I'm not sure if you were talking to me, but I've only been to Vegas once and don't know much about it, so I'd be the wrong person to ask.  If I was to go back, I'd be far more interested in 4 star ladies of negotiable virtue than 4 star hotels.  They seem to grow on trees down there.  I once saw one of the peddlers hand an X-rated advertisement right to a priest on the street!

I do know that blackjack is terrible on the strip.  BJ only pays 6:5 in most places?  I had to walk a _long_ ways to find a decent game, and it was in a hole in the wall.  That was like 15 years ago and I haven't been back since.

I got caught counting at the Venetian, where I was staying for the night.  Dealer got pissed (guess he was having a bad day) and yelled out to the pit that I was counting.  The pit critter didn't care much (I guess because I was a hotel guest?) and instead of kicking me out, just kept feeding me more free drinks.  Fun times!

I'm definitely not a high roller.  I bet $5 a hand most of the night, except when the count gets high and then I go up to $150+.  But the pit critters usually don't see these large bets because they don't last long, so I rarely get much in the way of comps.

You should be able to play as much as you want if you're spreading in red.
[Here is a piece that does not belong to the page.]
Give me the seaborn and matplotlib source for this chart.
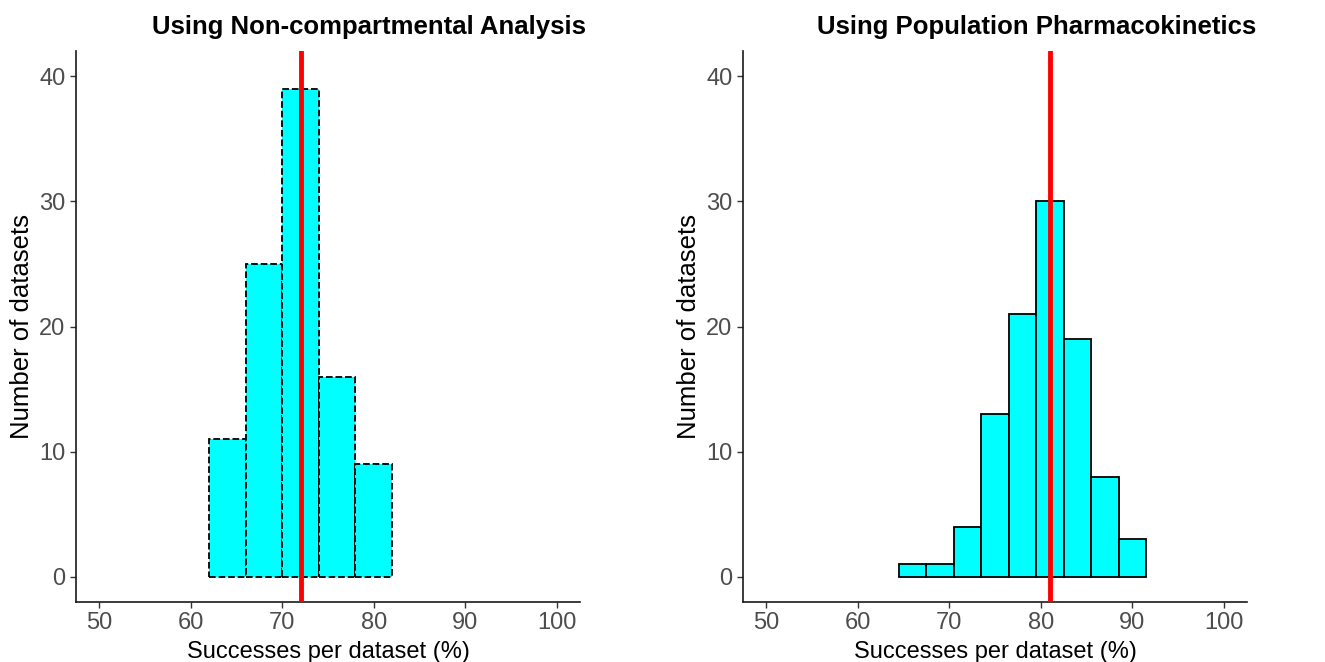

On the strip, you'd probably be better off Wonging in with $150 than sitting down and spreading, if you can still get away with it.

If you have the bankroll to do some low-level video poker- you could generate a pretty good stream of midweek comped room offers. BJ21.com or two plus two is probably a better forum for this.

You're going to hard pressed for your expected value spreading in red to beat your expenses. I'm assuming this isn't your sole means of support?

Correct, I'm not doing it for the money, as my primary means of support is MSing and other similar schemes. (My household expenses are almost nill because my house is paid off.) I just like the casino atmosphere and it's something to do. If I can cover all the room expenses, I'm pleased. There's a native american casino here where once you reach elite status, all of your rooms are 100% free whenever you want them. If I can manage to not get kicked out, I should be able to meet that tier this year. That would be a blast even if I had to tone down the spread in order to stay there on good terms.

Wonging in tends to piss off other players here. And then mid-week when the tables are pretty dead, the dealers and pit wonder why in the heck you're standing there not playing. They'd have to be pretty stupid not to figure out what's going on in no time flat. I prefer to play for 8-10 hours a day rather than hit & run, because it's a 2+ hour drive to the next casino. Usually I don't get much heat even with those long sessions. (Having drinks that whole time is a pretty good disguise.) But after 4 days solid, I definitely have worn out my welcome most of the time.

They usually use shuffling machines here, which means no hand-shuffling break between shoes. No bathroom or drink breaks! But this does provide a perfectly legit excuse to leave the table during negative counts which helps profits a bit.

I am looking into video poker just for the room offers. Near-100% machines are pretty rare here in the midwest though, from what I hear.

I kind of went the opposite way. Full-time gambling and now I'm doing MS in semi-retirement. PM me if there's anything I help you with.